Defiant residents stop gipsy invasion by digging trenches and taking to the streets


Housing estate residents went to drastic lengths to stop invading gipsies - by digging trenches and taking to the streets to prevent access.


Eventually, police were forced to intervene as simmering tensions between travellers and tenants threatened to boil over amid the scenes of mayhem.


A dozen squad cars descended on the estate in Swadlincote, Derbyshire, where scores of angry locals fetched spades and dug a trench across the access road to stop caravans entering a nearby field.

During the battle, which followed weeks of increasing friction, resident Mandy Greenshields claimed a traveller vehicle tried to ram her car after she used it to block off the entrance.

Others said they were abused by gipsies and only police intervention stopped the dispute from turning to violence.


Miss Greenshields took direct action after watching three caravans enter the land owned by South Derbyshire District Council.


She said: ‘I tried to block them off by parking my car in front of the entrance, but one of them in another vehicle made as if to ram me. Then the police turned up.


‘Everybody was in uproar and it looked as though there was going to be a fight at one point because the travellers were urging the residents on. If the police hadn't got here, things would have got out of hand.’


Two further caravans managed to get onto the field via a different entrance, before the travellers left - to cheers from residents -after more than two hours of negotiations with police.


Karen Collier said: Police had blocked the road off and there were queues of people trying to get in to get home. It was absolutely manic. There were police cars everywhere.


‘We all came out as a community because we don't want the travellers here. We wouldn't mind if they were the old-style gipsies who cleaned up after themselves, but the mess they leave and the abuse you get from them is terrible.’

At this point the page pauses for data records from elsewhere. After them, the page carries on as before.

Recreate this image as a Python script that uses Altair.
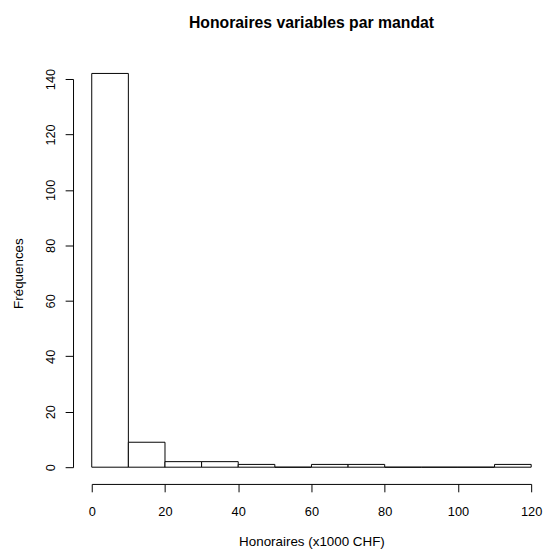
import altair as alt
import pandas as pd

# Histogram bins (x1000 CHF) and frequencies
bin_start = [0, 10, 20, 30, 40, 50, 60, 70, 80, 90, 100, 110]
bin_end = [10, 20, 30, 40, 50, 60, 70, 80, 90, 100, 110, 120]
counts = [142, 9, 2, 2, 1, 0, 1, 1, 0, 0, 0, 1]
x_ticks = [0, 20, 40, 60, 80, 100, 120]
y_ticks = [0, 20, 40, 60, 80, 100, 120, 140]

df = pd.DataFrame({"start": bin_start, "end": bin_end, "count": counts})

FONT = "Liberation Sans"

bars = alt.Chart(df).mark_rect(fill="white", stroke="black", strokeWidth=1).encode(
    x=alt.X(
        "start:Q",
        scale=alt.Scale(domain=[0, 120], nice=False, zero=False),
        axis=alt.Axis(
            values=x_ticks, title="Honoraires (x1000 CHF)", offset=17, tickSize=8,
            labelPadding=14, labelBaseline="top", grid=False, domainColor="black",
            tickColor="black", labelColor="black", labelFont=FONT, labelFontSize=13,
            titleFont=FONT, titleFontSize=13.6, titleFontWeight="normal",
            titleColor="black", titleY=62, titleBaseline="alphabetic",
            labelFlush=False, labelOverlap=False,
        ),
    ),
    x2="end:Q",
    y=alt.Y(
        "count:Q",
        scale=alt.Scale(domain=[0, 140], nice=False),
        axis=alt.Axis(
            values=y_ticks, title="Fréquences", offset=19, tickSize=8,
            labelAngle=270, labelAlign="center", labelBaseline="alphabetic",
            labelPadding=11, grid=False, domainColor="black", tickColor="black",
            labelColor="black", labelFont=FONT, labelFontSize=13, titleFont=FONT,
            titleFontSize=13.6, titleFontWeight="normal", titleColor="black",
            titleAngle=270, titleX=-51, titleBaseline="alphabetic",
            labelFlush=False, labelOverlap=False,
        ),
    ),
    y2=alt.datum(0),
)

chart = bars.properties(
    width=446,
    height=394,
    autosize=alt.AutoSizeParams(type="none"),
    padding={"left": 85, "top": 68, "right": 12, "bottom": 81},
    title=alt.TitleParams(
        "Honoraires variables par mandat", font=FONT, fontSize=16, fontWeight="bold",
        color="black", anchor="middle", frame="group", baseline="alphabetic", offset=25,
    ),
).configure(background="white").configure_view(stroke=None)

chart.save("out.html", embed_options={"renderer": "svg", "actions": False})
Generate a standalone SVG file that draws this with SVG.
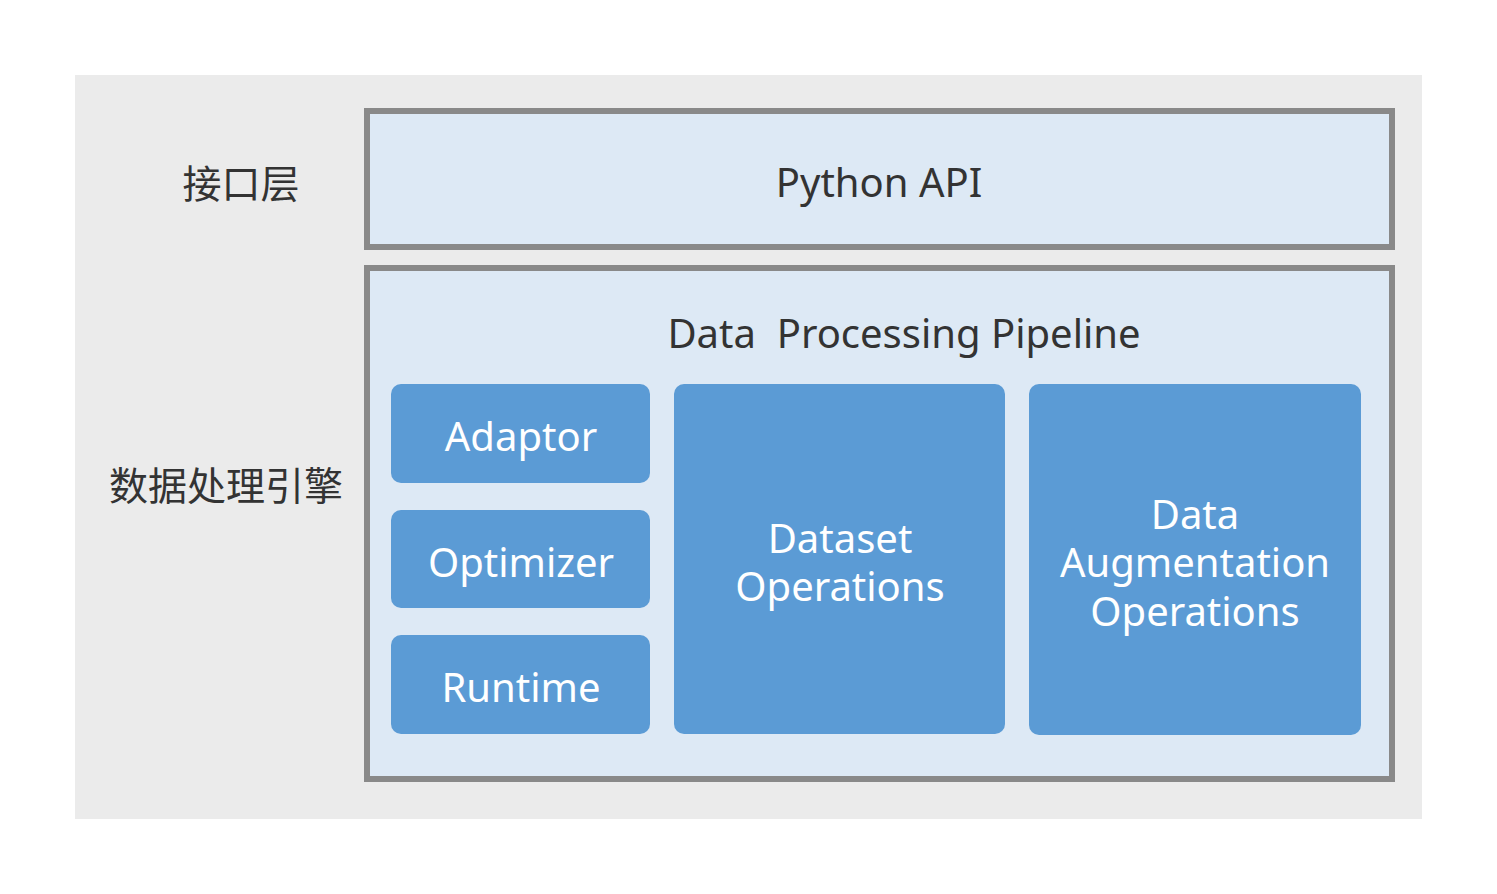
<svg xmlns="http://www.w3.org/2000/svg" width="1497" height="894" viewBox="0 0 1497 894">
<style>
.layer{fill:#dde9f5;stroke:#898989;stroke-width:6}
.blk{fill:#5b9bd5}
.lbl{font-family:"Noto Sans","Open Sans","Noto Sans CJK SC",sans-serif;font-size:40px;fill:#333333;text-anchor:middle}
.cn{font-family:"Noto Sans CJK SC",sans-serif;font-size:39px;fill:#333333;text-anchor:middle}
.w{font-family:"Noto Sans","Open Sans",sans-serif;font-size:40px;fill:#ffffff;text-anchor:middle}
</style>
<rect x="0" y="0" width="1497" height="894" fill="#ffffff"/>
<rect x="75" y="75" width="1347" height="744" fill="#ebebeb"/>
<g id="label-interface"><text class="cn" x="241" y="198">接口层</text></g>
<g id="label-engine"><text class="cn" x="226" y="500">数据处理引擎</text></g>
<g id="python-api">
<rect class="layer" x="367" y="111" width="1025" height="136"/>
<text class="lbl" x="879" y="197">Python API</text>
</g>
<g id="pipeline">
<rect class="layer" x="367" y="268" width="1025" height="511"/>
<text class="lbl" x="904" y="348" xml:space="preserve">Data  Processing Pipeline</text>
</g>
<g id="adaptor">
<rect class="blk" x="391" y="384" width="259" height="99" rx="10"/>
<text class="w" x="521" y="451">Adaptor</text>
</g>
<g id="optimizer">
<rect class="blk" x="391" y="510" width="259" height="98" rx="10"/>
<text class="w" x="521" y="577">Optimizer</text>
</g>
<g id="runtime">
<rect class="blk" x="391" y="635" width="259" height="99" rx="10"/>
<text class="w" x="521" y="702">Runtime</text>
</g>
<g id="dataset-ops">
<rect class="blk" x="674" y="384" width="331" height="350" rx="10"/>
<text class="w" x="840" y="553">Dataset</text>
<text class="w" x="840" y="601">Operations</text>
</g>
<g id="data-aug-ops">
<rect class="blk" x="1029" y="384" width="332" height="351" rx="10"/>
<text class="w" x="1195" y="529">Data</text>
<text class="w" x="1195" y="577">Augmentation</text>
<text class="w" x="1195" y="626">Operations</text>
</g>
<g id="connectors"></g>
</svg>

Sergeant Adrian Pegg, from Derbyshire Constabulary, said: ‘Our officers met a group of very angry residents determined that the travellers were not going to stay there.

‘Police attended to prevent a breach of the peace, as we have no powers to remove travellers once they have accessed land.’


Police parked one of their vehicles in front of the second entrance to the site to prevent the travellers returning, and were yesterday due to discuss the issue with the district council, to see if permanent barriers could be erected.


Meanwhile, residents were due to hold a meeting in the street last night to discuss the problem, with police and council officers expected to attend.